WRITTEN EXERCISE:
Below this line are records; write out exactly the lines from the one containing "What TikZ code" through the one containing "minimum width=4.48cm] (sub)", with the pictures left out.

ENTRIES SHOWN:
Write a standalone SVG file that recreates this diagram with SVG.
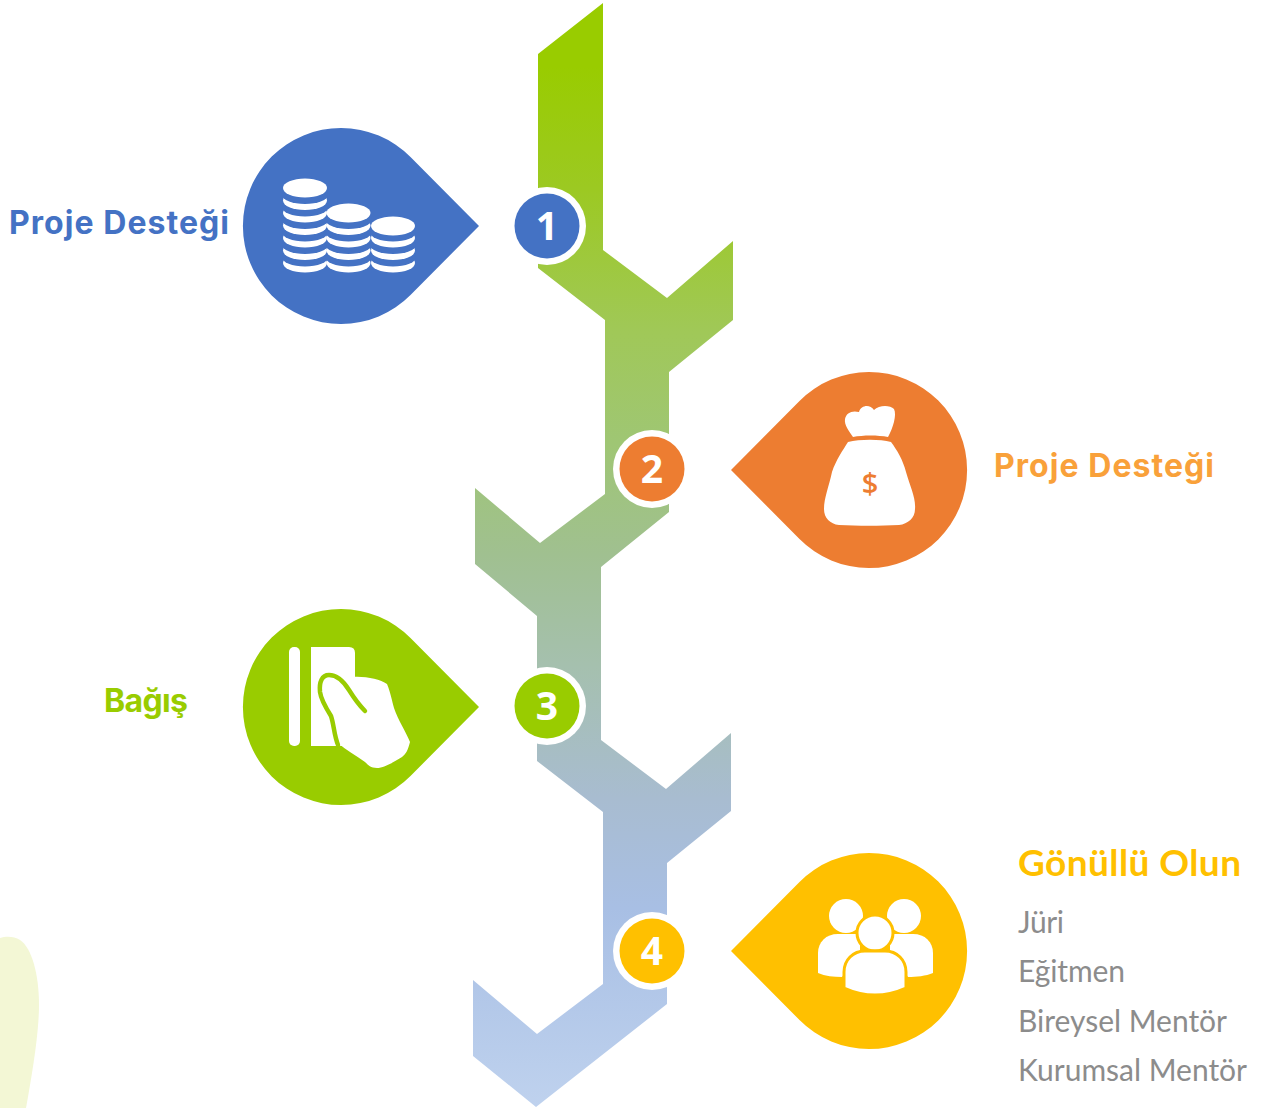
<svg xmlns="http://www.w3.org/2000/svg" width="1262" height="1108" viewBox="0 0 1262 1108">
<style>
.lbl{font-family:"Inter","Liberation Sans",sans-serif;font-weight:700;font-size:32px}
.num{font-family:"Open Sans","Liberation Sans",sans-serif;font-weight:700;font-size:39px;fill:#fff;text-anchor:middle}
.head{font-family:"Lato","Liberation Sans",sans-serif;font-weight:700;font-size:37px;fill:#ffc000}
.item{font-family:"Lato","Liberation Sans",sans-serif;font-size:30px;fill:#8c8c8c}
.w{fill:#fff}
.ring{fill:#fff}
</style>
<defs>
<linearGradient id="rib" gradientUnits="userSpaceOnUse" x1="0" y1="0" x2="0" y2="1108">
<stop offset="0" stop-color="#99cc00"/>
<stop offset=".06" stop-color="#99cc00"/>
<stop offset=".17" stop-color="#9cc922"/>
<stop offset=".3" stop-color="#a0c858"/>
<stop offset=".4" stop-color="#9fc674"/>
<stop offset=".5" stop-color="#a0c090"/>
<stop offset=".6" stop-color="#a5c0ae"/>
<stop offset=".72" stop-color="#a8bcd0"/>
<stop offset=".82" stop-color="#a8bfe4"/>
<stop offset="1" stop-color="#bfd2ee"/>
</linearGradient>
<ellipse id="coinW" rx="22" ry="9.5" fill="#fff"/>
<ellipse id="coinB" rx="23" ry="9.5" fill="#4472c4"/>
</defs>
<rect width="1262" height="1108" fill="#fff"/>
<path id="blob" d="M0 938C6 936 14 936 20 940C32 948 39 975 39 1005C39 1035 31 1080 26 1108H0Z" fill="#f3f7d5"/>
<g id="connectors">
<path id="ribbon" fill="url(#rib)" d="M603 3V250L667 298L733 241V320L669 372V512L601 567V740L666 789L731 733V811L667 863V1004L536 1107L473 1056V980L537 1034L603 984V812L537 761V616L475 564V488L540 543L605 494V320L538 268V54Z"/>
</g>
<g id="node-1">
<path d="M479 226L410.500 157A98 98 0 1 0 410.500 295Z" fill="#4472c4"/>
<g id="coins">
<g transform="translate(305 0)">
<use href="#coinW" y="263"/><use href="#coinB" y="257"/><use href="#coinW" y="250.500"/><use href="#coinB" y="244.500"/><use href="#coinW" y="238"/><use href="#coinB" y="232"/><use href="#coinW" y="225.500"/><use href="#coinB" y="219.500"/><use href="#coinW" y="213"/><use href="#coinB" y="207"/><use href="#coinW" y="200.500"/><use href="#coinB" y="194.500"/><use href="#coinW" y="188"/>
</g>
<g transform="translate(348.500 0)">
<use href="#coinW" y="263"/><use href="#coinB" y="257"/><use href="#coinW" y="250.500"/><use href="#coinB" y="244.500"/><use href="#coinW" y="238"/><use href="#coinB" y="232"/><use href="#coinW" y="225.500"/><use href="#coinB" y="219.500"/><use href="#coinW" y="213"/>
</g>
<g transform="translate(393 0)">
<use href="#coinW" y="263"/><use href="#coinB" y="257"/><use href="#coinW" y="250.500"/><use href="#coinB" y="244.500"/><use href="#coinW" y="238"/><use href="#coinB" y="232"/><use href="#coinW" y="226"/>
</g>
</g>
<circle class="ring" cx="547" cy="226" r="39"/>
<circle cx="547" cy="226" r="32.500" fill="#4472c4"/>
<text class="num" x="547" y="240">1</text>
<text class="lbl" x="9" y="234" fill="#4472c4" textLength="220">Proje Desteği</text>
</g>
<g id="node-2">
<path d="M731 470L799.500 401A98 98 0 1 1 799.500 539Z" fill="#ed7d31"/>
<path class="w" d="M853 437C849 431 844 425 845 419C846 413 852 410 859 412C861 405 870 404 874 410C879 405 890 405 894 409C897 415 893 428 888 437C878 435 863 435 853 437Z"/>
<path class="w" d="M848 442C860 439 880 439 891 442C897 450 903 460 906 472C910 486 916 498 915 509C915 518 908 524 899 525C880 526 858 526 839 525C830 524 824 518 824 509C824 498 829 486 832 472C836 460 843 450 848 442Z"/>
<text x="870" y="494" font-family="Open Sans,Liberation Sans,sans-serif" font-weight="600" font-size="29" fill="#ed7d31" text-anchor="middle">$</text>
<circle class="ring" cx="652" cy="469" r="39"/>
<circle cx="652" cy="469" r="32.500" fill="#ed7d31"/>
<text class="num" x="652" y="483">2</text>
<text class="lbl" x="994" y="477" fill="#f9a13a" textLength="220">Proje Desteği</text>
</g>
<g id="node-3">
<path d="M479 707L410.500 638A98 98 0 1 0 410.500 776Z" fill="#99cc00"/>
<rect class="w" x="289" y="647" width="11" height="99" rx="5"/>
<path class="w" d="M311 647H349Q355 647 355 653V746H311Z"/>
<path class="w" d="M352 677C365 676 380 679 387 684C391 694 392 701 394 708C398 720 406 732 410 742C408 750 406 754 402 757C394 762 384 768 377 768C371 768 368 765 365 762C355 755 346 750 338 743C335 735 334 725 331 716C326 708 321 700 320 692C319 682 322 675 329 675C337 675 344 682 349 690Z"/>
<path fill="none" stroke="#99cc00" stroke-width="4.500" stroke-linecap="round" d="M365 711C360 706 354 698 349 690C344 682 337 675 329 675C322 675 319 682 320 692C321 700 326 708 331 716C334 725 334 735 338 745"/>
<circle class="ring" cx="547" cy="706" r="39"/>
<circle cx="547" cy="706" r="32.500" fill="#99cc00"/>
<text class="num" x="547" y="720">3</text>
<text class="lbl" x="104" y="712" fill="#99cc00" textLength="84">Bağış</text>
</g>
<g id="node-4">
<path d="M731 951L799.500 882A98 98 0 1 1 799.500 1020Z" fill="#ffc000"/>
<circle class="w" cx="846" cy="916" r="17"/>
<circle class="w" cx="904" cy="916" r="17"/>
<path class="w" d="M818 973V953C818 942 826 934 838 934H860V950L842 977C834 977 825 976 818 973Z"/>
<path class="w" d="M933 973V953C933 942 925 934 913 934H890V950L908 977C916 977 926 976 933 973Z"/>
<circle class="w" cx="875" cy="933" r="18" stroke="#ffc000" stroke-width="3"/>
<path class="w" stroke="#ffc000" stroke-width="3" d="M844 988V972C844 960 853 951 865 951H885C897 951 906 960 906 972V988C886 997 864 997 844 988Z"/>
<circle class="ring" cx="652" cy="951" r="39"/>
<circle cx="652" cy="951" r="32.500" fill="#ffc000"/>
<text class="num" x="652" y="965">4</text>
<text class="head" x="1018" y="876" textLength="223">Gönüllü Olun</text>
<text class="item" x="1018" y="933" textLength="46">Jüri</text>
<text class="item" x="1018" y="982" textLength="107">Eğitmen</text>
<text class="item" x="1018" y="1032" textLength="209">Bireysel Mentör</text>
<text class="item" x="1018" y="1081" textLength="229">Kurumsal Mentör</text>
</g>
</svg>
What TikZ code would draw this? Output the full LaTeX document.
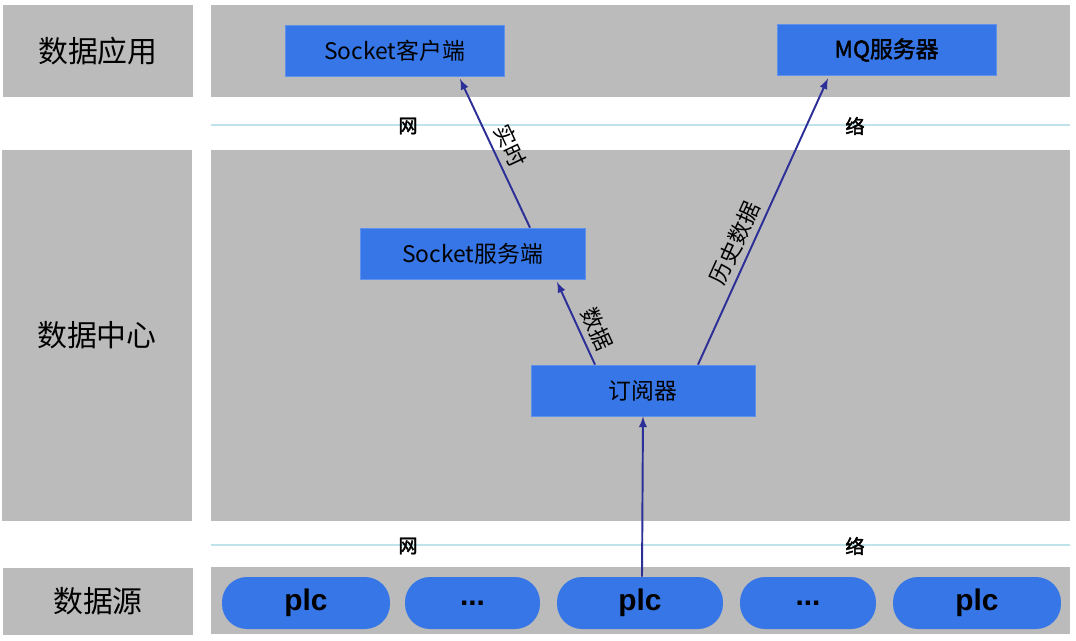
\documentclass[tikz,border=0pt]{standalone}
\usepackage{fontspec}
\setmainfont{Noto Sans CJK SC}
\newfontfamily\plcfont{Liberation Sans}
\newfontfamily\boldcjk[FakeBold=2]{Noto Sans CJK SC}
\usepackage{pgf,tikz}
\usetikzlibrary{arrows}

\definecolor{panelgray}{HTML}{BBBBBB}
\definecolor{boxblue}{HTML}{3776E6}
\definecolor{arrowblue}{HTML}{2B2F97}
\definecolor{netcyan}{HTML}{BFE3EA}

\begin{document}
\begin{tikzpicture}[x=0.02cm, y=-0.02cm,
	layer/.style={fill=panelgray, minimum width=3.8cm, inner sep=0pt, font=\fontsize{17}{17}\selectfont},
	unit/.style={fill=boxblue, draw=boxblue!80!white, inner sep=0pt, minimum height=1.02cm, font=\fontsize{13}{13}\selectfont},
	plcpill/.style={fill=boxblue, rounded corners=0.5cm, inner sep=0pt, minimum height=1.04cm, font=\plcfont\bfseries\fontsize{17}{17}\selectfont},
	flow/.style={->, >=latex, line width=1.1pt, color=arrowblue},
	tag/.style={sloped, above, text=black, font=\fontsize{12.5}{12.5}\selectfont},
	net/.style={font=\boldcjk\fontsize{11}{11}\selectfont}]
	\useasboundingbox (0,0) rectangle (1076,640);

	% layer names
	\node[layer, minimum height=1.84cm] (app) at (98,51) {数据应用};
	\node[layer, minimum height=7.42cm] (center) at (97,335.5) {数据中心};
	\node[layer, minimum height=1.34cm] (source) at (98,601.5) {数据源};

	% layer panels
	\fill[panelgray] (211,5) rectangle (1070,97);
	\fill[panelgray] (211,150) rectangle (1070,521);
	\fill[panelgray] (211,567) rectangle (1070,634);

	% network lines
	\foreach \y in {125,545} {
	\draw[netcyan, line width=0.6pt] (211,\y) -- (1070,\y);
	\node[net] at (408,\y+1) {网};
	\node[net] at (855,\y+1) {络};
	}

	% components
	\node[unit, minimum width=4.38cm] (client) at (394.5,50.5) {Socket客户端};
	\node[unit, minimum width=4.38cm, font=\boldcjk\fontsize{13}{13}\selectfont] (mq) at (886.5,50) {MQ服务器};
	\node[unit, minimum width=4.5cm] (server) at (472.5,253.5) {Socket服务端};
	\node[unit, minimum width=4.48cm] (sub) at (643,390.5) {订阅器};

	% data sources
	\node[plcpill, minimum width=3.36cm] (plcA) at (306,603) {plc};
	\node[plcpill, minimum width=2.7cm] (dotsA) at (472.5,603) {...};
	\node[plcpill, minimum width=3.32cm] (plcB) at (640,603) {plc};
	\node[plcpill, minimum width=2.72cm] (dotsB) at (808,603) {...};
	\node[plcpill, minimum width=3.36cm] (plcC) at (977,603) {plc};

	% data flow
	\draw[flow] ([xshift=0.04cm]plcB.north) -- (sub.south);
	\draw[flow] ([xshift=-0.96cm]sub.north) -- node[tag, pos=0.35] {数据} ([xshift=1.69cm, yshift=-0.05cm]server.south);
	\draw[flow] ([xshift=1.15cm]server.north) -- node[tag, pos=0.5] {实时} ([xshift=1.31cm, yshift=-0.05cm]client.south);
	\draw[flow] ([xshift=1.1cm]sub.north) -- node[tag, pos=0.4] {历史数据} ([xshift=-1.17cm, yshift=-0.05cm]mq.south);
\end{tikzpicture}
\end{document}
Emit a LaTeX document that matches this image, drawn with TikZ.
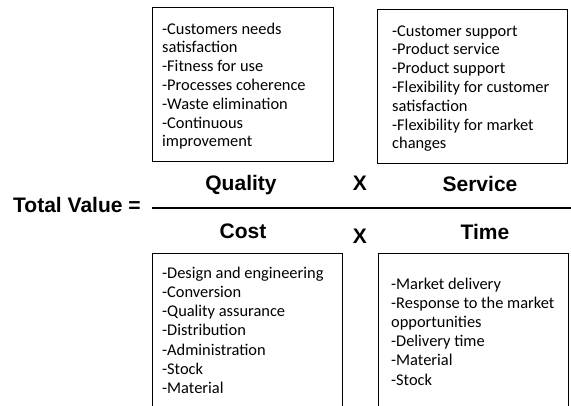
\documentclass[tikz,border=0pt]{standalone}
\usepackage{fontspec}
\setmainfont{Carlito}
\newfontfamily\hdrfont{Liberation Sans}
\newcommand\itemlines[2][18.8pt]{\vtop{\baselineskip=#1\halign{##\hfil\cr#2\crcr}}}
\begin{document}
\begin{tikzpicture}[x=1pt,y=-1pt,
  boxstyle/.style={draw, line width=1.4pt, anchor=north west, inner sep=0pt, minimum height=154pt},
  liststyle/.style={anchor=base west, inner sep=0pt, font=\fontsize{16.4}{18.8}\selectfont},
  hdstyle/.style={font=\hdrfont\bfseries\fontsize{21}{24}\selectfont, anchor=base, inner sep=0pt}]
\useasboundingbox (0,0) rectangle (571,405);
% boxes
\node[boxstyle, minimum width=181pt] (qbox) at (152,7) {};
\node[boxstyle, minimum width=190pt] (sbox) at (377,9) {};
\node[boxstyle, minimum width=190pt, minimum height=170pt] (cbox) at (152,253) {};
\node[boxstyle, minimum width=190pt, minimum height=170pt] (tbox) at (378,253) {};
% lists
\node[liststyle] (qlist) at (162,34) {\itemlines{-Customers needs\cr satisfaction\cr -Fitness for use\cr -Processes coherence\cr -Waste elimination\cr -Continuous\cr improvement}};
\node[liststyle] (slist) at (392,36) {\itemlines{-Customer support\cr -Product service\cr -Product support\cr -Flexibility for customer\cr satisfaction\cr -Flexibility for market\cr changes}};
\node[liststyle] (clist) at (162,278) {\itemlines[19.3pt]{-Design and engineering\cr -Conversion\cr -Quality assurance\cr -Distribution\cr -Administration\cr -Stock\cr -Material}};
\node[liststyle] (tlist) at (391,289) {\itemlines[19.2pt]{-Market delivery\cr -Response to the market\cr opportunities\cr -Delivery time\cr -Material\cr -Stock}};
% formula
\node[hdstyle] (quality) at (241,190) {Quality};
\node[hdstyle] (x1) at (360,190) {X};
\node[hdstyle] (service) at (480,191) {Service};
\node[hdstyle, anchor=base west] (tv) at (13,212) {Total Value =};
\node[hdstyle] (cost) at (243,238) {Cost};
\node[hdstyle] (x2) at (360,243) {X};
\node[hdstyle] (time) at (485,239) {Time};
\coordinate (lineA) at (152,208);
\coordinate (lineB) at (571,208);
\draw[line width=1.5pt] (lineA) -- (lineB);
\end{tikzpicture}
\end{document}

WRITTEN REPLY:
What TikZ code would draw this? Output the full LaTeX document.
\documentclass[tikz,border=0pt]{standalone}
\usepackage{fontspec}
\setmainfont{Noto Sans CJK SC}
\newfontfamily\plcfont{Liberation Sans}
\newfontfamily\boldcjk[FakeBold=2]{Noto Sans CJK SC}
\usepackage{pgf,tikz}
\usetikzlibrary{arrows}

\definecolor{panelgray}{HTML}{BBBBBB}
\definecolor{boxblue}{HTML}{3776E6}
\definecolor{arrowblue}{HTML}{2B2F97}
\definecolor{netcyan}{HTML}{BFE3EA}

\begin{document}
\begin{tikzpicture}[x=0.02cm, y=-0.02cm,
	layer/.style={fill=panelgray, minimum width=3.8cm, inner sep=0pt, font=\fontsize{17}{17}\selectfont},
	unit/.style={fill=boxblue, draw=boxblue!80!white, inner sep=0pt, minimum height=1.02cm, font=\fontsize{13}{13}\selectfont},
	plcpill/.style={fill=boxblue, rounded corners=0.5cm, inner sep=0pt, minimum height=1.04cm, font=\plcfont\bfseries\fontsize{17}{17}\selectfont},
	flow/.style={->, >=latex, line width=1.1pt, color=arrowblue},
	tag/.style={sloped, above, text=black, font=\fontsize{12.5}{12.5}\selectfont},
	net/.style={font=\boldcjk\fontsize{11}{11}\selectfont}]
	\useasboundingbox (0,0) rectangle (1076,640);

	% layer names
	\node[layer, minimum height=1.84cm] (app) at (98,51) {数据应用};
	\node[layer, minimum height=7.42cm] (center) at (97,335.5) {数据中心};
	\node[layer, minimum height=1.34cm] (source) at (98,601.5) {数据源};

	% layer panels
	\fill[panelgray] (211,5) rectangle (1070,97);
	\fill[panelgray] (211,150) rectangle (1070,521);
	\fill[panelgray] (211,567) rectangle (1070,634);

	% network lines
	\foreach \y in {125,545} {
	\draw[netcyan, line width=0.6pt] (211,\y) -- (1070,\y);
	\node[net] at (408,\y+1) {网};
	\node[net] at (855,\y+1) {络};
	}

	% components
	\node[unit, minimum width=4.38cm] (client) at (394.5,50.5) {Socket客户端};
	\node[unit, minimum width=4.38cm, font=\boldcjk\fontsize{13}{13}\selectfont] (mq) at (886.5,50) {MQ服务器};
	\node[unit, minimum width=4.5cm] (server) at (472.5,253.5) {Socket服务端};
	\node[unit, minimum width=4.48cm] (sub) at (643,390.5) {订阅器};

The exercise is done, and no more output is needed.